According to a new report from Rystad Energy, wages will remain elevated, with average wage growth for crucial oil and gas trades between 2.5 and 7.2% this year and next.

The Oslo-based energy research firm credited strong production growth spurring labor growth, including in the core shale basin of the Permian, where an expected increase in output levels of more than 10% will lead to more than 7,000 new jobs.

A combination of low labor force growth and unemployment levels, competition from the renewables sector, and increased retirements should increase the bargaining power of job seekers in the shale patch.

US labor market conditions have reached unprecedented tightness over the past 5 decades, and no sector has felt that more acutely than oil and gas. Before rising in March, unemployment dipped as low as 3% in February, even lower than the broader economy rate of 3.5%.
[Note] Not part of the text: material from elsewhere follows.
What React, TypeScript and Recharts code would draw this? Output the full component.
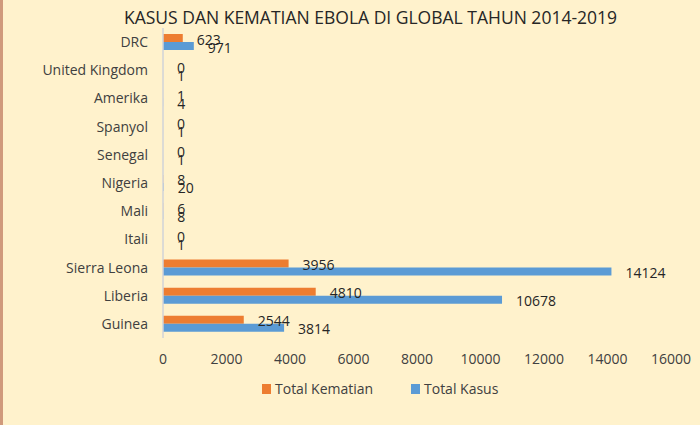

Rystad said the overall tightness in the US oil and gas labor market resulted in increased pain for industry players across leading shale basins as they have had to shell out a premium to attract and retain workers.

Wages in the Permian Basin's core—Midland County—had increased by nearly 14% by the third quarter of 2022 annually. It is the highest wage growth level across all counties in the US. Wage growth across key US shale basins—the Permian, Williston, Haynesville, Eagle Ford, and Appalachia—averaged more than 9% for 2022, according to Rystad Energy research.

Wages will stay elevated across US shale basins until at least 2024. Rystad said underlying drivers guiding its research include a spike in operator spending levels—by more than 70% compared to 2020—and an increase in production levels, with most basins registering a double-digit growth by 2024 compared to 2022 levels.

The increased spending and production levels are poised to stimulate labor demand in an already tight labor market and help wages maintain their upward trajectory. Stagnant labor force growth and unemployment rates will also keep wages elevated soon, according to Rystad. This combination is exacerbated by growing competition from the renewables industry, and rising retirements are bound to increase the bargaining power of job seekers and result in robust wage growth.

After 2024, Rystad expects operator spending levels to peak, production growth to slow down, and the impacts of the US Federal Reserve’s stringent monetary policies to become more evident. This will reduce macro labor demand and significantly offset the impact of retirements and stagnant labor force participation, tempering the pace of wage growth.